Google Now isn’t dead, yet


Emil Protalinski

September 26, 2016

Some 24 hours before Google Assistant launched as part of Allo last night, Google updated the beta version of its Google app. The big change? Almost all Google Now branding has been removed or replaced.

Android and Google blogs collectively lost it, quickly declaring that Google Now is dead. But wait, isn’t this just the beta app? We checked with Google and indeed there’s nothing to see here folks, at least for now. “We don’t comment on beta updates, as these are experimental and may change,” a Google spokesperson told VentureBeat.

Correct. Beta does not mean final. Plenty of changes and features in various Google products and services have never seen the light of day. Most naturally shipped, because that’s what betas are for — Google engineers aren’t writing code if there isn’t some chance the changes will one day roll out.


Android Police first broke the news yesterday, adding a note later that the app still has at least one reference to Google Now. Everywhere else, Google Now cards have been renamed to Feed (pictured above), and Now On Tap has been renamed to “Screen search.”

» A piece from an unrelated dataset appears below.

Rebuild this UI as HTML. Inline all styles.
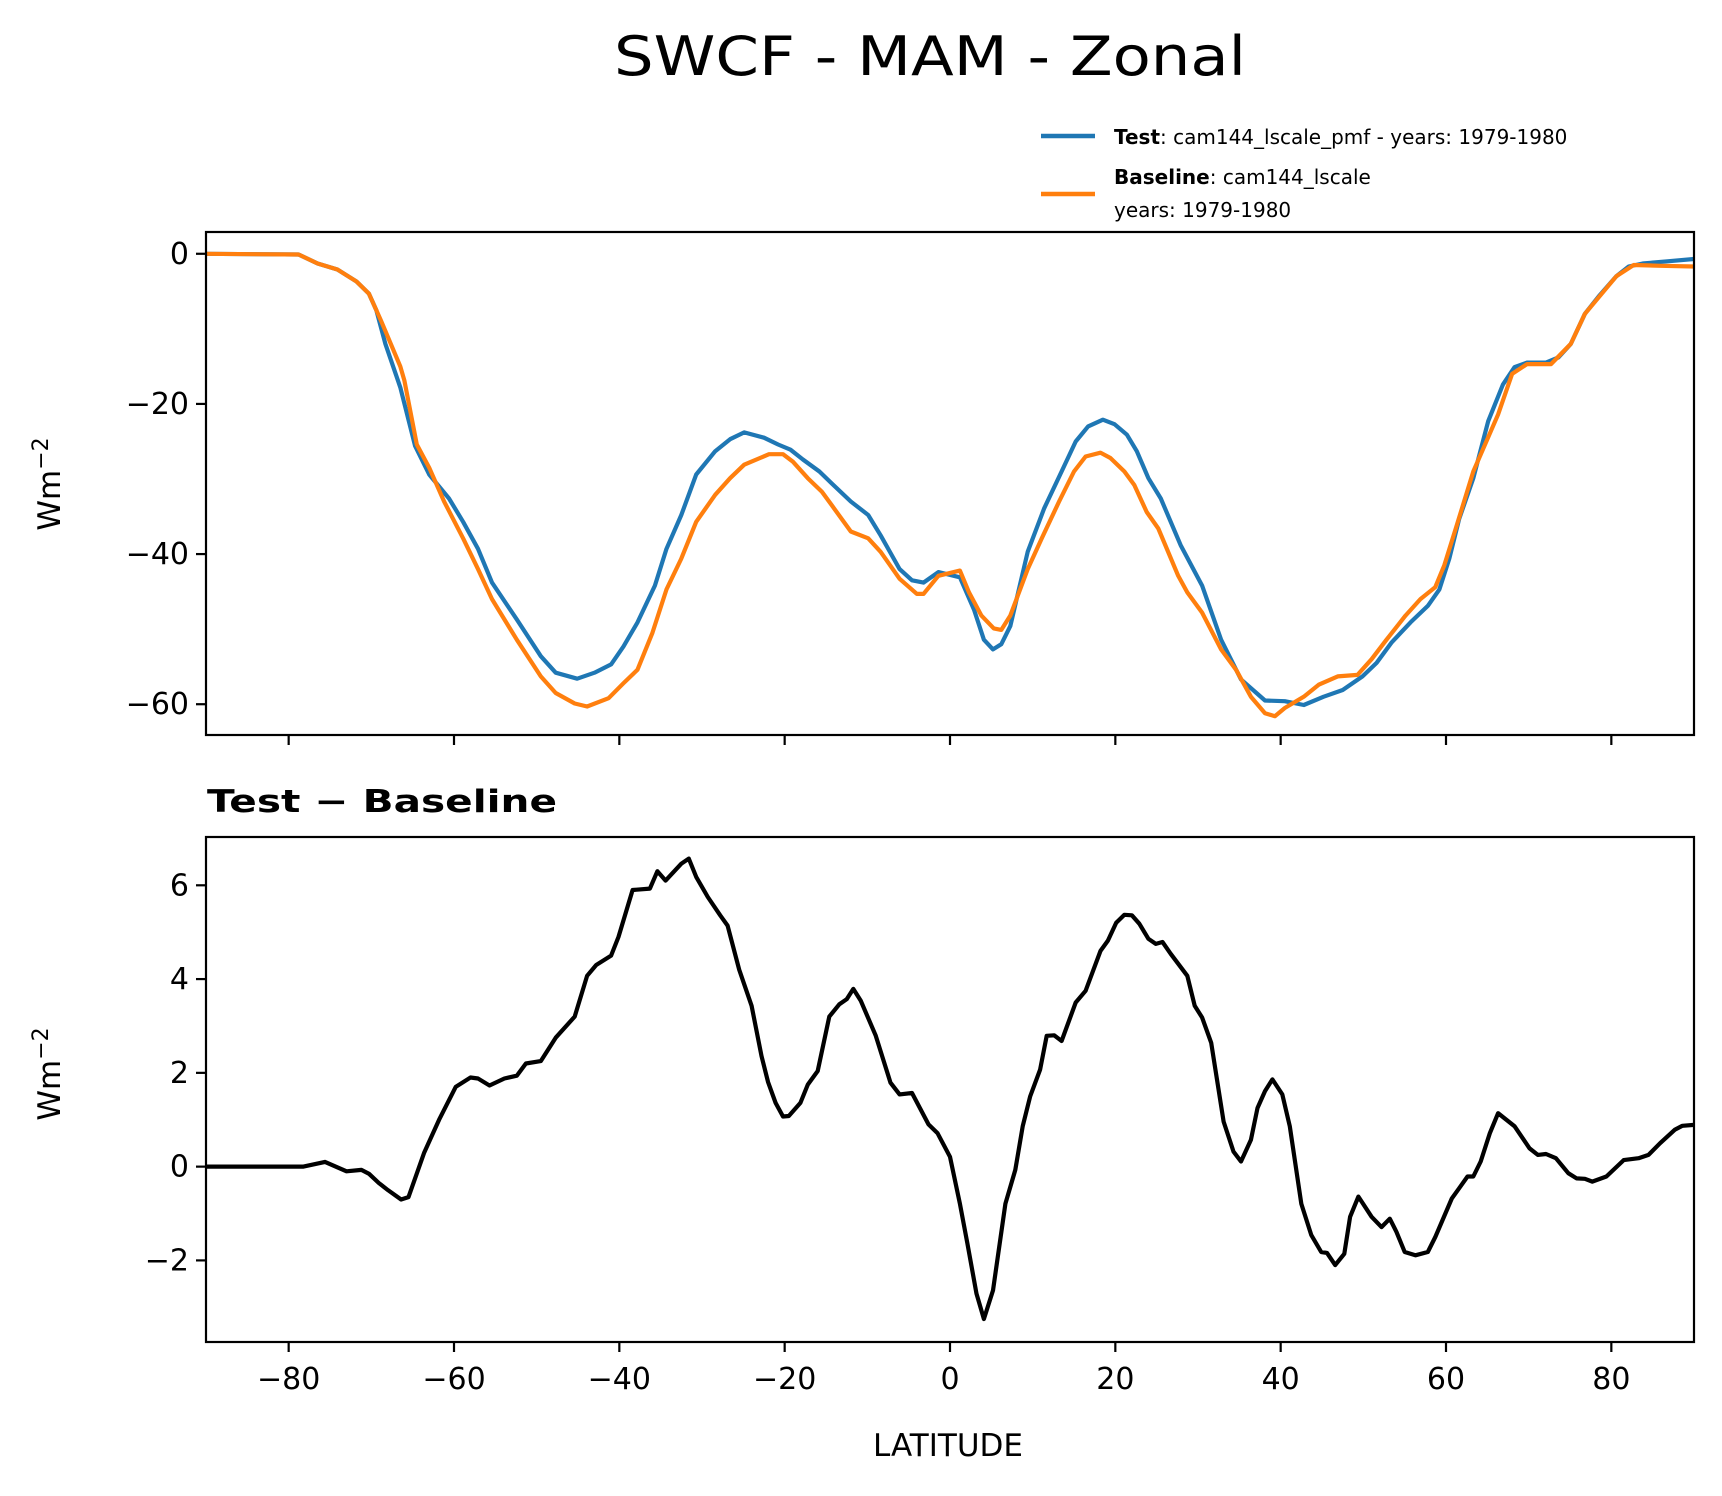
<!DOCTYPE html>
<html><head><meta charset="utf-8"><style>
html,body{margin:0;padding:0;background:#fff;}
svg{display:block;font-family:"DejaVu Sans","Liberation Sans",sans-serif;}
</style></head><body>
<svg id="chart" width="1722" height="1496" viewBox="0 0 1722 1496" xmlns="http://www.w3.org/2000/svg">
<rect width="1722" height="1496" fill="#fff"/>
<text x="930" y="75" font-size="54" text-anchor="middle" textLength="632" lengthAdjust="spacingAndGlyphs">SWCF - MAM - Zonal</text>
<g>
<line x1="1041" y1="136" x2="1095" y2="136" stroke="#1f77b4" stroke-width="4.5"/>
<text x="1114" y="144" font-size="20"><tspan font-weight="bold">Test</tspan>: cam144_lscale_pmf - years: 1979-1980</text>
<line x1="1041" y1="194" x2="1095" y2="194" stroke="#ff7f0e" stroke-width="4.5"/>
<text x="1114" y="184" font-size="20"><tspan font-weight="bold">Baseline</tspan>: cam144_lscale</text>
<text x="1114" y="217" font-size="20">years: 1979-1980</text>
</g>
<text x="207" y="812" font-size="31" font-weight="bold" textLength="350" lengthAdjust="spacingAndGlyphs">Test − Baseline</text>
<g id="top"></g>
<g id="bot"></g>
<text x="948" y="1456" font-size="31" text-anchor="middle">LATITUDE</text>
<text transform="translate(60,484) rotate(-90)" font-size="31" text-anchor="middle">Wm<tspan dy="-12" font-size="22">−2</tspan></text>
<text transform="translate(60,1074) rotate(-90)" font-size="31" text-anchor="middle">Wm<tspan dy="-12" font-size="22">−2</tspan></text>
</svg>
<script>
const xTicks = [-80,-60,-40,-20,0,20,40,60,80];
const topYTicks = [0,-20,-40,-60];
const botYTicks = [6,4,2,0,-2];
const testLat = [-90,-78.8,-76.5,-74.1,-71.8,-70.3,-69.4,-68.3,-66.5,-64.7,-63,-60.6,-58.9,-57.1,-55.4,-52.4,-49.5,-47.7,-45.1,-43,-41,-39.5,-37.8,-35.7,-34.3,-32.5,-30.7,-28.4,-26.6,-24.9,-22.5,-20.8,-19.3,-17.8,-15.8,-14.3,-12,-9.9,-8.4,-6.1,-4.6,-3.2,-1.4,1.2,2.9,4.1,5.2,6.2,7.3,9.4,11.4,13.5,15.2,16.7,18.5,19.9,21.4,22.6,24,25.5,27.9,30.5,32.8,35.2,38.1,40.5,42.8,45.2,47.5,49.9,51.6,53.4,55.7,57.8,59.2,60.4,61.6,63.3,65.1,66.9,68.3,69.8,72.1,73.6,75.1,76.8,78.6,80.6,82.1,83.8,86.8,90];
const testVal = [0,-0.1,-1.3,-2.1,-3.7,-5.3,-7.5,-12,-17.8,-25.6,-29.4,-32.6,-35.7,-39.3,-43.8,-48.7,-53.6,-55.8,-56.6,-55.8,-54.7,-52.3,-49.1,-44.2,-39.3,-34.8,-29.4,-26.3,-24.7,-23.8,-24.5,-25.4,-26.1,-27.4,-29,-30.6,-33,-34.8,-37.5,-42,-43.5,-43.8,-42.4,-43.1,-47.4,-51.4,-52.7,-52,-49.6,-39.7,-33.9,-29,-25,-23,-22.1,-22.7,-24.1,-26.3,-29.9,-32.6,-38.8,-44.2,-51.4,-56.7,-59.5,-59.6,-60.1,-59,-58.1,-56.3,-54.5,-51.8,-49.1,-46.9,-44.7,-40.6,-35.3,-29.9,-22.3,-17.4,-15.1,-14.5,-14.5,-13.8,-12,-8,-5.5,-3,-1.7,-1.3,-1,-0.7];
const baseLat = [-90,-78.8,-76.5,-74.1,-71.8,-70.3,-69.4,-68.8,-66.5,-66,-64.5,-63,-61.2,-58.9,-57.1,-55.4,-52.4,-49.5,-47.7,-45.4,-43.9,-41.3,-39.5,-37.8,-36,-34.3,-32.5,-30.7,-28.4,-26.6,-24.9,-21.9,-20.2,-19,-17.2,-15.5,-14.3,-12,-9.9,-8.4,-6.1,-4,-3.2,-1.4,1.2,2.3,3.8,5.3,6.2,7.3,9.4,11.1,13.2,15,16.4,18.2,19.4,21.1,22.3,23.8,25.2,27.6,28.7,30.5,32.8,34.6,36.4,38.1,39.3,40.5,42.8,44.6,46.9,49.3,51,52.8,55.1,56.9,58.7,59.8,61.3,63.3,66.3,68,69.8,72.7,75.1,76.8,80.6,82.7,86,90];
const baseVal = [0,-0.1,-1.3,-2.1,-3.7,-5.3,-7.5,-9,-15,-16.9,-25.4,-28.5,-33,-37.9,-42,-46,-51.4,-56.3,-58.5,-59.9,-60.3,-59.2,-57.2,-55.4,-50.5,-44.7,-40.6,-35.7,-32.1,-29.9,-28.1,-26.7,-26.7,-27.7,-29.9,-31.7,-33.5,-37,-37.9,-39.7,-43.3,-45.3,-45.3,-42.9,-42.2,-45.1,-48.2,-49.9,-50.1,-48.2,-42,-37.9,-33,-29,-27,-26.5,-27.2,-29,-30.8,-34.4,-36.6,-42.9,-45.1,-47.8,-52.7,-55.4,-59,-61.2,-61.6,-60.5,-59,-57.4,-56.3,-56.1,-54,-51.4,-48.2,-46,-44.4,-41.5,-36.2,-29,-21.4,-16,-14.7,-14.7,-12,-8,-3,-1.5,-1.6,-1.7];
const diffLat = [-90,-78.2,-75.6,-73,-71.2,-70.3,-69.1,-68,-66.4,-65.5,-63.6,-61.8,-59.8,-58,-57.1,-55.7,-53.9,-52.4,-51.3,-49.5,-47.7,-45.4,-43.9,-42.8,-41,-40.1,-38.4,-36.3,-35.4,-34.4,-32.5,-31.6,-30.7,-29.3,-27.8,-26.9,-25.5,-24,-22.8,-22,-21.1,-20.2,-19.5,-18.1,-17.2,-16,-14.6,-13.4,-12.5,-11.7,-10.8,-9,-7.2,-6.1,-4.6,-2.6,-1.5,0,1.2,2.1,3.2,4.1,5.2,6.7,7.9,8.8,9.7,10.9,11.7,12.6,13.5,15.2,16.4,18.2,19.1,20.1,21.1,22,22.9,24,24.9,25.7,26.7,28.7,29.6,30.5,31.6,33.1,34.3,35.2,36.4,37.2,38.1,39,40.2,41.1,42.5,43.7,44.9,45.6,46.6,47.7,48.4,49.4,51,52.2,53.2,54,55,56.3,57.8,58.7,60.7,61.6,62.6,63.3,64.2,65.3,66.3,68.3,70.1,71.1,72.1,73.3,74.8,75.8,76.8,77.7,79.4,81.5,83.3,84.5,85.9,87.7,88.6,90];
const diffVal = [0,0,0.1,-0.1,-0.07,-0.15,-0.35,-0.5,-0.7,-0.65,0.3,1,1.7,1.9,1.88,1.73,1.88,1.94,2.2,2.25,2.75,3.2,4.07,4.3,4.5,4.9,5.9,5.93,6.3,6.1,6.46,6.57,6.18,5.75,5.36,5.14,4.2,3.43,2.36,1.8,1.36,1.07,1.08,1.36,1.75,2.04,3.2,3.46,3.57,3.79,3.54,2.8,1.79,1.54,1.57,0.9,0.71,0.21,-0.79,-1.64,-2.71,-3.25,-2.64,-0.79,-0.07,0.86,1.5,2.07,2.79,2.8,2.68,3.5,3.75,4.6,4.82,5.2,5.37,5.36,5.18,4.86,4.75,4.79,4.54,4.07,3.43,3.18,2.64,0.96,0.32,0.11,0.57,1.25,1.61,1.86,1.54,0.86,-0.79,-1.46,-1.82,-1.84,-2.1,-1.86,-1.07,-0.64,-1.07,-1.29,-1.11,-1.39,-1.82,-1.89,-1.82,-1.5,-0.68,-0.46,-0.21,-0.21,0.11,0.71,1.14,0.86,0.39,0.25,0.27,0.18,-0.14,-0.25,-0.26,-0.32,-0.21,0.14,0.18,0.25,0.5,0.79,0.87,0.89];

const NS='http://www.w3.org/2000/svg';
const X0=206, X1=1694;
const xs = v => X0 + (v+90)/180*(X1-X0);
function mk(tag, attrs, parent){const e=document.createElementNS(NS,tag);for(const k in attrs)e.setAttribute(k,attrs[k]);parent.appendChild(e);return e;}

function panel(g, y0, y1, vmax, vmin, yTicks, showXLabels, series, prefix){
  const ys = v => y0 + (vmax - v)/(vmax - vmin)*(y1-y0);
  const clipId = prefix+'-clip';
  const cp = mk('clipPath',{id:clipId},g);
  mk('rect',{x:X0,y:y0,width:X1-X0,height:y1-y0},cp);
  series.forEach(s=>{
    const d = s.lat.map((la,i)=>(i?'L':'M')+xs(la).toFixed(1)+','+ys(s.val[i]).toFixed(1)).join('');
    const p = mk('path',{d:d,fill:'none',stroke:s.color,'stroke-width':4.2,'stroke-linejoin':'round','clip-path':'url(#'+clipId+')'},g);
    
    
  });
  const frame = mk('rect',{x:X0,y:y0,width:X1-X0,height:y1-y0,fill:'none',stroke:'#000','stroke-width':2.2},g);
  
  
  yTicks.forEach(t=>{
    const y=ys(t);
    const tk = mk('line',{x1:X0-10,x2:X0,y1:y,y2:y,stroke:'#000','stroke-width':2.2},g);
    
    
    const tx = mk('text',{x:X0-17,y:y+10,'font-size':30,'text-anchor':'end'},g);
    tx.textContent = t<0 ? '−'+Math.abs(t) : String(t);
    
    
  });
  xTicks.forEach(t=>{
    const x=xs(t);
    const tk = mk('line',{x1:x,x2:x,y1:y1,y2:y1+10,stroke:'#000','stroke-width':2.2},g);
    
    
    if(showXLabels){
      const tx = mk('text',{x:x,y:y1+47,'font-size':30,'text-anchor':'middle'},g);
      tx.textContent = t<0 ? '−'+Math.abs(t) : String(t);
      
      
    }
  });
}
panel(document.getElementById('top'), 232, 735, 2.9, -64.1, topYTicks, false,
  [{lat:testLat,val:testVal,color:'#1f77b4',name:'test-line'},{lat:baseLat,val:baseVal,color:'#ff7f0e',name:'baseline-line'}],'top');
panel(document.getElementById('bot'), 837, 1342, 7.03, -3.74, botYTicks, true,
  [{lat:diffLat,val:diffVal,color:'#000',name:'difference-line'}],'diff');
</script>
</body></html>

Does it make sense for Google to phase out the Google Now brand and just push toward Assistant, given that both are meant to provide contextual information? Yeah, sure. If bots live up to the hype, it makes plenty of sense. And even if they don’t, Assistant could still be the term encompassing all of Google’s A.I. efforts, regardless of the medium the help comes in (remember that even Google Photos has an Assistant).

If this branding change sticks, it won’t be the first time. The Google app for Android and iOS used to be called Google Search. Back in September 2014, the company rebranded it to underline that the app provides a lot more than just search results.

But for now, Google Assistant is only available in Allo. The Google app used by everyone aside from beta testers still has Google Now functionality. Whether this will indeed change remains to be seen.